TWU Local 100 workers have spent the whole summer without a contract.

New York, NY — On Monday, August 19th, in an emergency meeting, the TWU (Transport Workers Union) Local 100 Executive Board unanimously rejected a series of contract demands from the MTA. The Local and the MTA are now at a continued stand-off, having been without a contract since May 15th.

“If the MTA’s goal was to enrage every transit worker in the city then they’ve done it,” TWU Local 100 President Tony Utano said. “We will do everything in our power to fight these insulting contract demands. Transit workers have worked too hard to improve service – and this union has worked too hard over decades to establish a decent standard of living for our members – to now go backwards.”

MTA Chairman Patrick Foye presented the union with a contract offer that the TWU says is full of “giveback demands” that would “deeply diminish our ability to provide for our families.” Among these is a major change in overtime pay.
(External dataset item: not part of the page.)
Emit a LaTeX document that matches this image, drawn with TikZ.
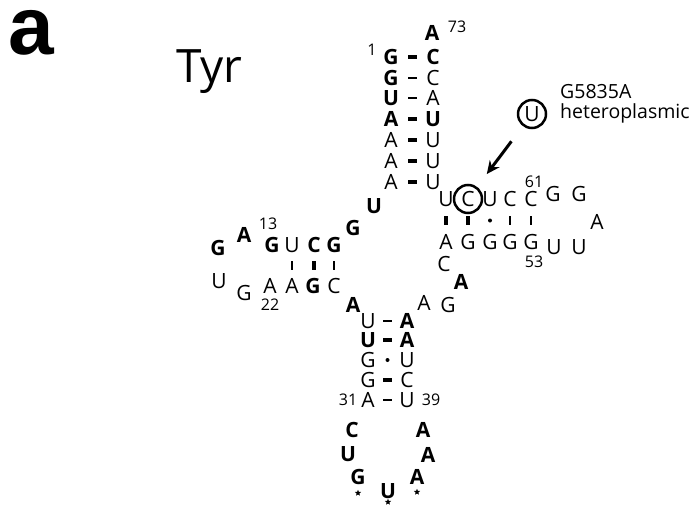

Currently, overtime kicks in after eight hours, which is standard in many labor agreements. The MTA wants overtime to commence after 40 hours of actual work.

Another change the MTA wants to implement is in health care: doubling the amount of employee contribution from 2% to 4% phased in at a .5% increase each year of the agreement (the term of the contract as a whole is four years). The MTA is also seeking to open the door to part-time transit workers, which Local 100 has bitterly fought in the past, claiming that “we don’t have part time families.

Wages would go up by only 2%, beginning sixty days after contract ratification. There would be no retroactive pay for the time transit workers have spent working without a negotiated agreement.

Also at issue is outside contracting. In January, the MTA used outside contractors that sometimes don’t employ union safety standards to clean over one hundred subway stations and thousands of train cars, which it agreed, after a near picket by the TWU, to make a one-time deal. The new contract terms would allow the MTA to renege on that agreement, allowing the contracting out of station and car cleaning, as well as construction flagging, and TWU work in Capital Construction. Local 100 has consistently said that the in-house workforce is more cost-effective than the private companies which are often brought in by the MTA. The union’s detailed rebuttal to the MTA’s proposal is on their website at www.twulocal100.org.

Local 100 officials have said that they plan to begin organizing a rally to push back against the MTA.